Obama il "tassatore" Dopo i paperoni stanga i profitti offshore

Nel budget per il nuovo anno il presidente colpisce le tasche di ricchi e aziende all'estero: è la battaglia per la «classe media»

Obama il "tassatore" Dopo i paperoni stanga i profitti offshore

Il presidente Barack Obama propone una nuova tassa sui profitti esteri delle aziende americane per accumulare denaro da usare per rimettere in sesto strade e ponti d'America. Secondo quanto riportato ieri dai mass media americani, la bozza del budget che dalla Casa Bianca arriverà oggi al Congresso prevede infatti un'imposta del 19 per cento sui futuri guadagni esteri delle compagnie degli Stati Uniti e un pagamento una tantum del 14 per cento su profitti superiori a duemila miliardi di dollari ammassati in Paesi stranieri da parte di società americane.

In questo modo, ha spiegato l'agenzia Bloomberg , l'Amministrazione riuscirebbe a capitalizzare su rendite estere di compagnie americane cui non riesce spesso ad arrivare. La legge in vigore, infatti, prevede per tutte le società degli Stati Uniti una tassazione sul reddito del 35 per cento, con crediti per chi paga le tasse a governi esteri. Questo vale fino al rimpatrio del denaro. Aziende come Google, Microsoft, Apple con sedi all'estero se riportassero i propri guadagni ammassati in Paesi stranieri dovrebbero pagare ingenti somme al governo. In realtà, società e aziende americane chiedevano da tempo all'Amministrazione di abbassare la percentuale del 35 per cento per incentivare il ritorno di capitali e gli investimenti in casa, spingendo per un sistema che preveda una piccola tassazione su profitti futuri all'estero se fatti rimpatriare. Questa proposta è però meno favorevole di quanto sperassero molte compagnie americane, se si pensa che aziende come Google con sedi per esempio in Irlanda proprio per questioni fiscali pagano aliquote al 12,5 per cento all'estero.

I soldi che con queste nuove tassazioni rientrerebbero nelle casse dello Stato americano servirebbero all'Amministrazione a portare a termine un piano di sei anni da 478 miliardi di dollari da usare per opere pubbliche, la modernizzazione di infrastrutture, la costruzione di ponti e autostrade. Dalla tassa una tantum del 14 per cento, il governo otterrebbe 238 miliardi di dollari. Gli altri soldi per finalizzare il progetto sulle infrastrutture arriverebbero da un fondo già esistente.

È molto improbabile che questa proposta - come molte altre nei prossimi anni di mandato di Barack Obama - faccia molta strada al Congresso.
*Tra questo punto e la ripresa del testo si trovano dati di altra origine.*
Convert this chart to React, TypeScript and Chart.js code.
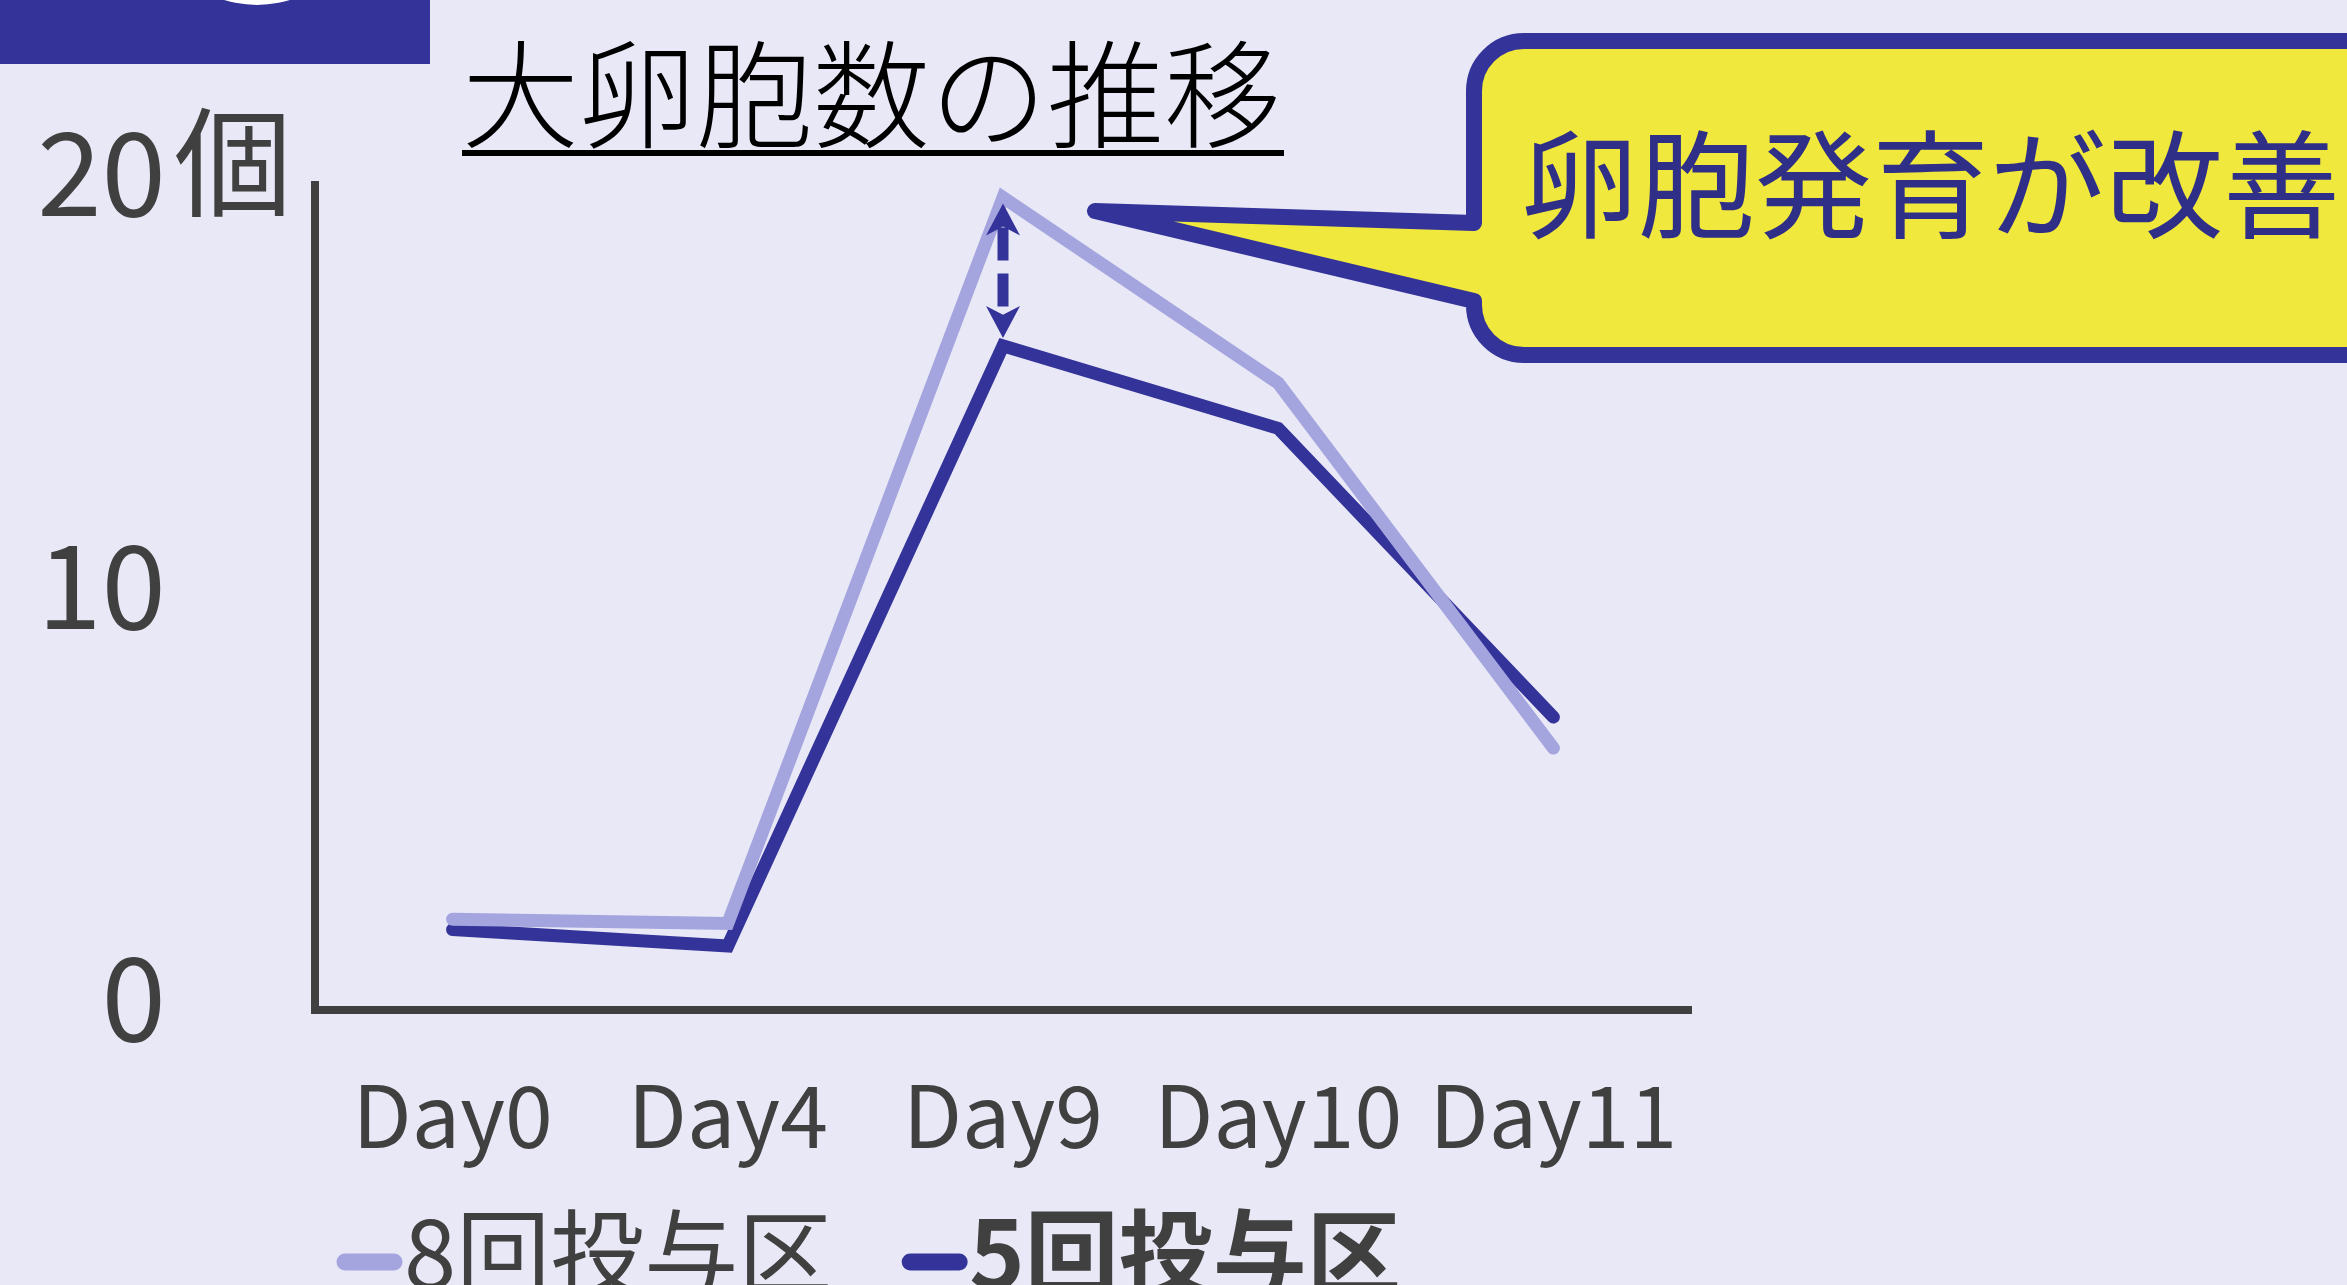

Le due Camere infatti dalle elezioni di metà mandato di novembre sono controllate dal partito repubblicano, che ha già dimostrato la propria opposizione alla volontà dell'Amministrazione di aumentare le tasse sui capital gains alle famiglie ricche: alle coppie con un reddito annuo superiore ai 500mila dollari. Secondo la Casa Bianca l'aumento delle tasse e i tagli alla spesa studiati abbatterebbero il deficit nazionale di circa 1.800 miliardi di dollari.

Il discorso dello Stato dell'Unione, pronunciato dal presidente pochi giorni fa, è stato interamente focalizzato su quella che Obama ha definito «l'economia della classe media», che potrebbe godere di sgravi fiscali con le misure promesse.

Il presidente, fanno notare da giorni i quotidiani americani, sa bene che la maggior parte delle sue proposte, tra le quali la riforma fiscale, non riusciranno a sopravvivere all'opposizione repubblicana ma, come ha scritto il sito Politico , «tracciano le linee di battaglia per la campagna presidenziale del 2016 che Obama ha già inquadrato come una battaglia in favore dell'economia della classe media».